Le 6 octobre au matin, je prenais le petit-déjeuner avec quelques participants d’un colloque sur Nicolas Bouvier, à Lyon. Sarga Moussa, directeur de recherche au CNRS et organisateur du colloque, parle des prix Nobel qui sont en train d’être décernés. Cette année, dit-il, le Nobel de littérature serait peut-être attribué à Michel Houellebecq, on parlerait de lui comme d’un favori. Du haut de mon autorité précaire, je prophétisai que jamais Houellebecq ne l’aurait, qu’il était bien trop réactionnaire pour cela.
Pendant le colloque, je vis l’annonce sur mon téléphone que le prix Nobel était attribué à Annie Ernaux. Sensation de joie et de surprise heureuse. Sans vouloir gêner le débat qui avait lieu dans l’amphi Descartes de l’École normale supérieure, je me déplaçai sur la pointe des pieds pour montrer mon téléphone à Sarga, puis à quelques autres. Tous eurent la même réaction de sursaut et de sourire.
Quand j’habitais à Dublin, en Irlande, j’avais enseigné La Place, son roman publié en 1983. C’était à Saint Patrick’s College, une université qui formait surtout les professeurs et les instituteurs. C’était au début du siècle, peut-être en 2001. J’avais adoré cette prose simple et efficace, cette histoire racontée par fragments.

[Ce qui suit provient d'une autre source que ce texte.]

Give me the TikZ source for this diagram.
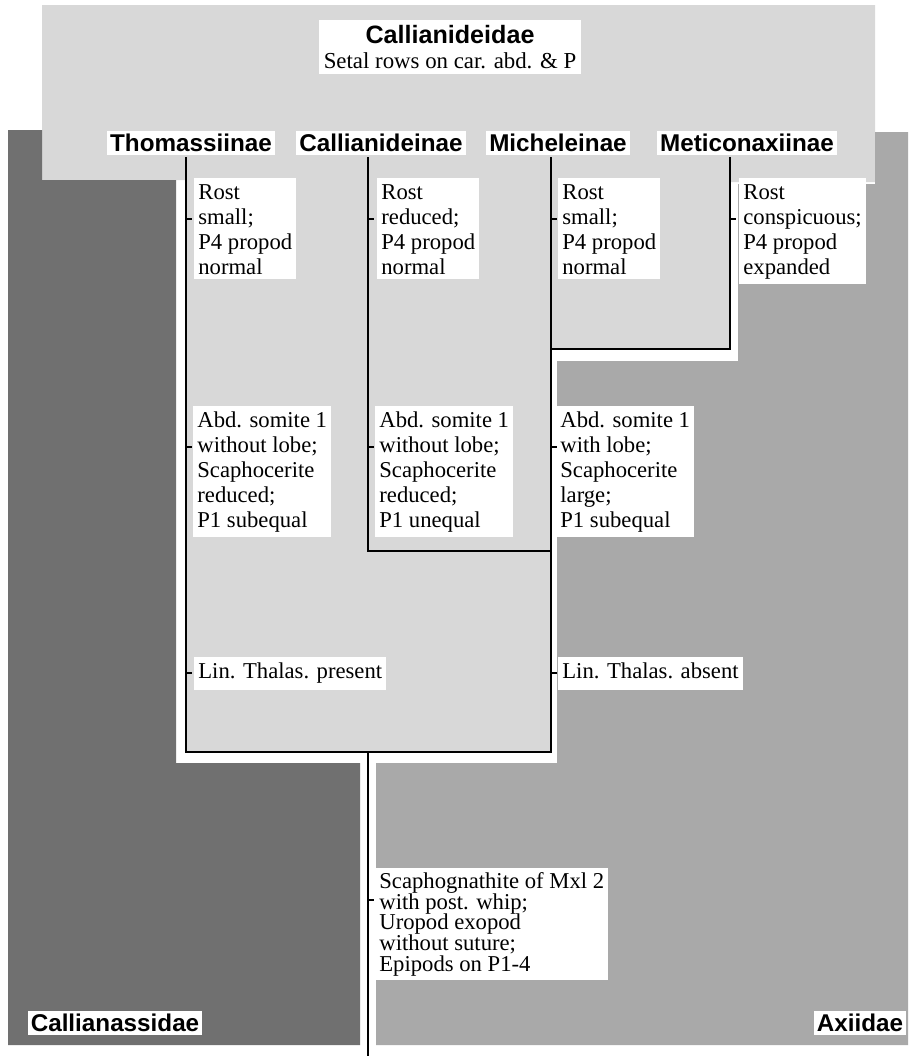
\documentclass[tikz,border=0pt]{standalone}
\usepackage{fontspec}
\setmainfont{Liberation Serif}
\newfontfamily\taxonsans{Liberation Sans}
\usepackage{xcolor}
\definecolor{callianideidfill}{HTML}{D8D8D8}
\definecolor{callianassidfill}{HTML}{707070}
\definecolor{axiidfill}{HTML}{A9A9A9}
\newcommand\traitfont{\fontsize{12.9}{14.2}\selectfont}
\newcommand\taxonfont{\taxonsans\bfseries\fontsize{13.8}{16}\selectfont}

\begin{document}
\begin{tikzpicture}[
  x=0.02cm, y=-0.02cm,
  branch/.style={line width=1.1pt},
  tickmark/.style={line width=0.8pt},
  taxon/.style={fill=white,inner sep=1.8pt,font=\taxonfont},
  trait/.style={fill=white,inner sep=2.3pt,align=left,anchor=north west,font=\traitfont}
]
  \path[use as bounding box,fill=white] (0,0) rectangle (910,1056);
  % family areas
  \fill[callianideidfill] (42,5) -- (875,5) -- (875,182) -- (730,182) -- (730,349)
    -- (551,349) -- (551,752) -- (186,752) -- (186,180) -- (42,180) -- cycle;
  \fill[callianassidfill] (8,130) -- (42,130) -- (42,180) -- (176,180) -- (176,763)
    -- (360,763) -- (360,1045) -- (8,1045) -- cycle;
  \fill[axiidfill] (875,132) -- (908,132) -- (908,1045) -- (376,1045) -- (376,763)
    -- (557,763) -- (557,361) -- (738,361) -- (738,184) -- (875,184) -- cycle;

  % family and subfamily names
  \node[fill=white,inner sep=2.8pt,align=center,anchor=north,
    font=\fontsize{13}{14.5}\selectfont] (callianideidae) at (450,20)
    {{\taxonsans\bfseries\fontsize{14.3}{16}\selectfont Callianideidae}\\
     Setal rows on car. abd. \& P};
  \node[taxon] (thomassiinae) at (191,143) {Thomassiinae};
  \node[taxon] (callianideinae) at (381,143) {Callianideinae};
  \node[taxon] (micheleinae) at (558,143) {Micheleinae};
  \node[taxon] (meticonaxiinae) at (747,143) {Meticonaxiinae};
  \node[taxon] (callianassidae) at (115,1023) {Callianassidae};
  \node[taxon] (axiidae) at (860,1023) {Axiidae};

  % branches
  \coordinate (thoTop) at (186,157);
  \coordinate (calTop) at (368,157);
  \coordinate (micTop) at (551,157);
  \coordinate (metTop) at (730,157);
  \coordinate (metBase) at (730,349);
  \coordinate (micMet) at (551,349);
  \coordinate (calBase) at (368,551);
  \coordinate (calJoin) at (551,551);
  \coordinate (thoBase) at (186,752);
  \coordinate (root) at (368,752);
  \coordinate (rootEnd) at (368,1056);
  \draw[branch] (thoTop) -- (thoBase) -| (micTop);
  \draw[branch] (calTop) -- (calBase) -- (calJoin);
  \draw[branch] (metTop) -- (metBase) -- (micMet);
  \draw[branch] (root) -- (rootEnd);

  % characters
  \node[trait] (rostTho) at (194,178) {\strut Rost\\small;\\P4 propod\\normal};
  \node[trait] (rostCal) at (377,178) {\strut Rost\\reduced;\\P4 propod\\normal};
  \node[trait] (rostMic) at (558,178) {\strut Rost\\small;\\P4 propod\\normal};
  \node[trait] (rostMet) at (739,178) {\strut Rost\\conspicuous;\\P4 propod\\expanded};
  \node[trait] (abdTho) at (193,406)
    {\strut Abd. somite 1\\without lobe;\\Scaphocerite\\reduced;\\P1 subequal};
  \node[trait] (abdCal) at (375,406)
    {\strut Abd. somite 1\\without lobe;\\Scaphocerite\\reduced;\\P1 unequal};
  \node[trait] (abdMic) at (556,406)
    {\strut Abd. somite 1\\with lobe;\\Scaphocerite\\large;\\P1 subequal};
  \node[trait] (linTho) at (194,657) {\strut Lin. Thalas. present};
  \node[trait] (linMic) at (558,657) {\strut Lin. Thalas. absent};
  \node[trait,font=\fontsize{12.9}{11.8}\selectfont] (scaph) at (375,868)
    {\rule{0pt}{8.26pt}Scaphognathite of Mxl 2\\with post. whip;\\Uropod exopod\\without suture;\\Epipods on P1-4};
  \foreach \n/\b/\dy in {rostTho/thoTop/41,rostCal/calTop/41,rostMic/micTop/41,
      rostMet/metTop/41,abdTho/thoTop/41,abdCal/calTop/41,abdMic/micTop/41,
      linTho/thoTop/16,linMic/micTop/16,scaph/root/32}
    \draw[tickmark] (\b |- \n.north) ++(0,\dy) -- ++(6,0);
\end{tikzpicture}
\end{document}
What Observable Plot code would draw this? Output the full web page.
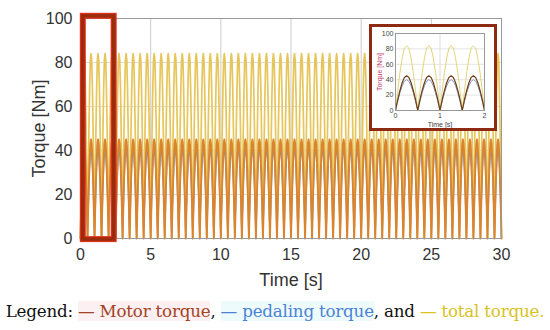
<!DOCTYPE html>
<html>
<head>
<meta charset="utf-8">
<script src="https://cdn.jsdelivr.net/npm/d3@7"></script>
<script src="https://cdn.jsdelivr.net/npm/@observablehq/plot@0.6"></script>
<style>
  html, body { margin: 0; padding: 0; background: #fff; }
  #wrap { position: relative; width: 550px; height: 330px; overflow: hidden; }
  #main { position: absolute; left: 0; top: 0; }
  #inset { position: absolute; left: 369px; top: 24px; width: 122px; height: 101px;
           border: 3px solid #8e2a12; background: #fff; }
  #legend { position: absolute; left: 0; top: 301px; width: 550px; text-align: center;
            font-family: "DejaVu Serif", "Liberation Serif", serif; font-size: 16.7px; color: #111; white-space: nowrap; letter-spacing: -0.2px; }
  #legend .m { color: #a3421f; background: #fdf0f2; }
  #legend .p { color: #4b82d4; background: #eefbfd; }
  #legend .t { color: #d9c21c; }
  #main g[aria-label="y-axis label"] text, #main g[aria-label="x-axis label"] text { font-size: 18px; fill: #333; }
  #inset g[aria-label="y-axis label"] text { fill: #c0406a; }
</style>
</head>
<body>
<div id="wrap">
  <div id="main"></div>
  <div id="inset"></div>
  <div id="legend">Legend: <span class="m">— Motor torque</span>, <span class="p">— pedaling torque</span>, and <span class="t">— total torque.</span></div>
</div>
<script>
const cyclePhase = [0, 0.05, 0.10, 0.15, 0.20, 0.25, 0.30, 0.35, 0.40, 0.45, 0.50];
const motorCycle = [0, 14, 26, 36, 43, 45, 43, 36, 26, 14, 0];
const pedalCycle = [0, 12, 23, 32, 38, 40, 38, 32, 23, 12, 0];
const totalCycle = [0, 26, 49, 68, 81, 84, 81, 68, 49, 26, 0];
const cycleLength = 0.5;
const mainDuration = 30;
const insetDuration = 2;
const xTicksMain = [0, 5, 10, 15, 20, 25, 30];
const yTicks = [0, 20, 40, 60, 80, 100];
const xTicksInset = [0, 1, 2];
const zoomWindow = {x1: 0.2, x2: 2.4, y1: -0.5, y2: 101};

function tile(cycle, duration) {
  const out = [];
  const n = Math.round(duration / cycleLength);
  for (let k = 0; k < n; k++) {
    cyclePhase.forEach((p, i) => {
      if (k > 0 && i === 0) return;
      out.push({t: k * cycleLength + p, v: cycle[i]});
    });
  }
  return out;
}

const colors = {motor: "#da8430", pedal: "#6f8fcf", total: "#e6c65a"};

const main = Plot.plot({
  width: 550, height: 296,
  marginLeft: 80, marginRight: 49, marginTop: 18, marginBottom: 58,
  style: {fontSize: "16px", fontFamily: "'Liberation Sans', Arial, sans-serif", color: "#333", background: "#fff"},
  x: {domain: [0, 30], ticks: xTicksMain, tickSize: 0, tickPadding: 10, label: "Time [s]", labelAnchor: "center", labelOffset: 47, labelArrow: "none"},
  y: {domain: [0, 100], ticks: yTicks, tickSize: 0, tickPadding: 8, label: "Torque [Nm]", labelAnchor: "center", labelOffset: 48, labelArrow: "none"},
  marks: [
    Plot.gridX(xTicksMain, {stroke: "#ccc", strokeOpacity: 1}),
    Plot.gridY(yTicks, {stroke: "#ddd", strokeOpacity: 1}),
    Plot.line(tile(pedalCycle, mainDuration), {x: "t", y: "v", stroke: colors.pedal, strokeWidth: 1.2}),
    Plot.line(tile(totalCycle, mainDuration), {x: "t", y: "v", stroke: colors.total, strokeWidth: 1.7}),
    Plot.line(tile(motorCycle, mainDuration), {x: "t", y: "v", stroke: colors.motor, strokeWidth: 1.9}),
    Plot.frame({stroke: "#999"}),
    Plot.rect([zoomWindow], {x1: "x1", x2: "x2", y1: "y1", y2: "y2", stroke: "#e0301a", strokeWidth: 6, fill: "none"}),
    Plot.rect([zoomWindow], {x1: "x1", x2: "x2", y1: "y1", y2: "y2", stroke: "#9a2c0e", strokeWidth: 3.5, fill: "none"})
  ]
});
document.getElementById("main").appendChild(main);

const inset = Plot.plot({
  width: 122, height: 101,
  marginLeft: 23, marginRight: 10, marginTop: 6, marginBottom: 18,
  style: {fontSize: "7px", fontFamily: "'Liberation Sans', Arial, sans-serif", color: "#444", background: "#fff"},
  x: {domain: [0, 2], ticks: xTicksInset, tickFormat: "d", tickSize: 0, tickPadding: 3, label: "Time [s]", labelAnchor: "center", labelOffset: 16, labelArrow: "none"},
  y: {domain: [0, 100], ticks: yTicks, tickFormat: "d", tickSize: 0, tickPadding: 2, label: "Torque [Nm]", labelAnchor: "center", labelOffset: 18, labelArrow: "none"},
  marks: [
    Plot.gridX(xTicksInset, {stroke: "#ddd", strokeOpacity: 1}),
    Plot.gridY(yTicks, {stroke: "#e4e4e4", strokeOpacity: 1}),
    Plot.line(tile(pedalCycle, insetDuration), {x: "t", y: "v", stroke: "#8a97c4", strokeWidth: 1}),
    Plot.line(tile(totalCycle, insetDuration), {x: "t", y: "v", stroke: "#e2d67a", strokeWidth: 1}),
    Plot.line(tile(motorCycle, insetDuration), {x: "t", y: "v", stroke: "#6e3c14", strokeWidth: 1.2}),
    Plot.frame({stroke: "#999"})
  ]
});
document.getElementById("inset").appendChild(inset);
</script>
</body>
</html>
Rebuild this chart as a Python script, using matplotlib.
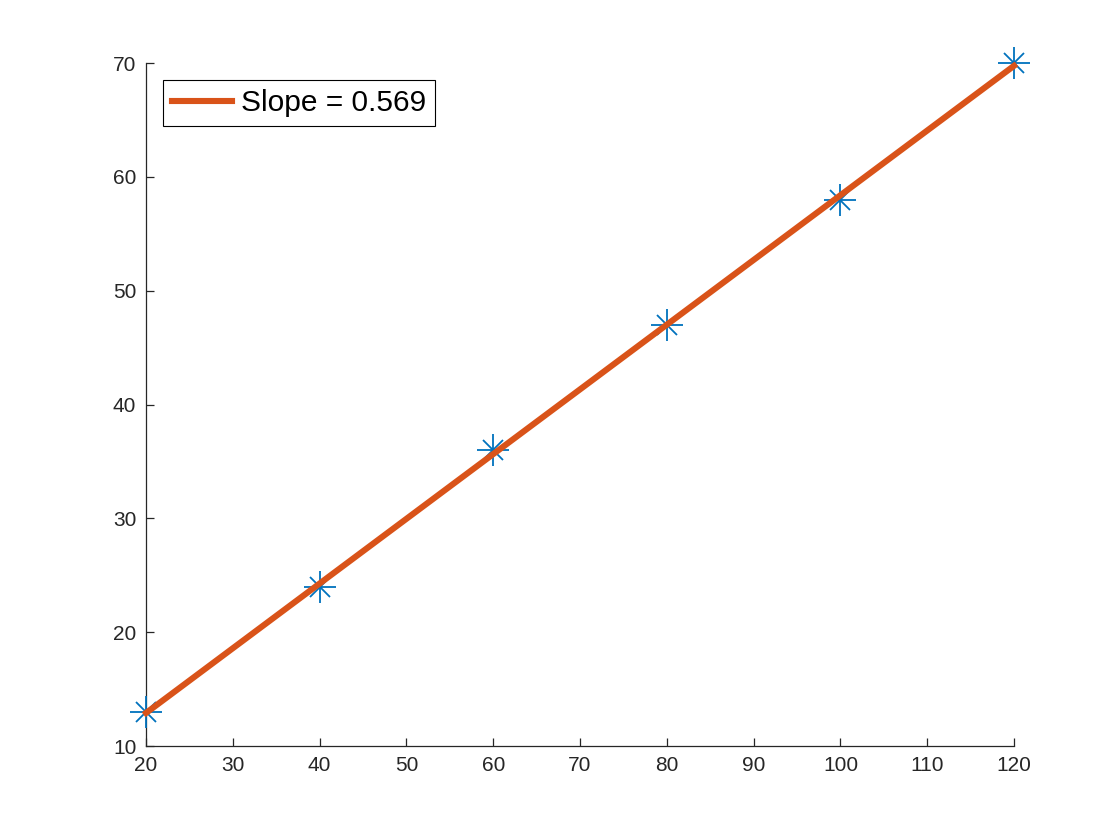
import matplotlib
matplotlib.use('Agg')
import matplotlib.pyplot as plt
import numpy as np

# data
x = np.array([20, 40, 60, 80, 100, 120])
y = np.array([13, 24, 36, 47, 58, 70])

p = np.polyfit(x, y, 1)
xfit = np.array([x.min(), x.max()])
yfit = np.polyval(p, xfit)

plt.rcParams['font.family'] = ['Liberation Sans', 'DejaVu Sans']

fig = plt.figure(figsize=(11.2, 8.4), dpi=100)
ax = fig.add_axes([0.1304, 0.1119, 0.775, 0.813])

blue = '#0072BD'
ax.plot(x, y, linestyle='none', marker='+', markersize=23, mew=1.3, color=blue, clip_on=False, zorder=3)
ax.plot(x, y, linestyle='none', marker='x', markersize=15, mew=1.3, color=blue, clip_on=False, zorder=3)
ax.plot(xfit, yfit, color='#D95319', linewidth=4.4, label='Slope = %.3f' % p[0], clip_on=False, zorder=4)

ax.set_xlim(20, 120)
ax.set_ylim(10, 70)
ax.set_xticks(np.arange(20, 121, 10))
ax.set_yticks(np.arange(10, 71, 10))

for s in ['top', 'right']:
    ax.spines[s].set_visible(False)
for s in ['left', 'bottom']:
    ax.spines[s].set_color('#262626')
    ax.spines[s].set_linewidth(0.9)
ax.tick_params(direction='in', length=6, width=0.9, colors='#262626', labelsize=15, pad=7)

leg = ax.legend(loc='upper left', fontsize=21.5, fancybox=False, framealpha=1,
                edgecolor='black', borderpad=0.3, handlelength=2.0,
                handletextpad=0.3, borderaxespad=0, bbox_to_anchor=(0.0196, 0.975))
leg.get_frame().set_linewidth(0.8)

fig.savefig('out.png', dpi=100)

Elle y faisait le portrait de son père, qui continuait à se comporter en prolétaire alors même qu’il s’élevait un tout petit peu dans l’échelle sociale.
Que tous ceux qui critiquent mes livres comme étant écrits un peu trop par fragments, « comme des billets de blog mis bout à bout », lisent les livres d’Annie Ernaux. Ils verront ce que c’est qu’une prose qui raconte par petites touches, qui ne raconte pas, qui avance par traits.

Dans le train qui nous ramenait de Lyon à Montpellier, Hajer lisait un de ses romans et me dit que cela ressemblait à un livre écrit par un homme. Dans une vidéo de l’INA, A. Ernaux disait en 1992 que les gens n’aimaient qu’une femme écrive comme cela et qu’on lui a dit : « Votre livre, on dirait qu’il est écrit par un mec. » Hajer confirme que, oui, Ernaux parle de sexe comme un mec. À mon avis, c’est vrai, elle parle de sexe comme on en parlait dans les années 1960. Les écrivaines qui ont découvert les choses de l’amour dans les années 2000 n’en parlent pas de la même manière.
On dit trop d’elle qu’elle écrit comme une sociologue, inspirée par Bourdieu et soucieuse de « venger sa race ». Je crains qu’à force de l’engoncer dans ce rôle, on prête moins d’attention à l’émotion qui se dégage de cette prose sèche. Cet art du fragment, ces petites notations étoilées, ces observations de détails que certains jugent futiles, même et surtout quand ils n’ont pas de sens sociologique, ce sont des qualités d’artiste qu’aucun traité de science sociales ne pourra donner à lire.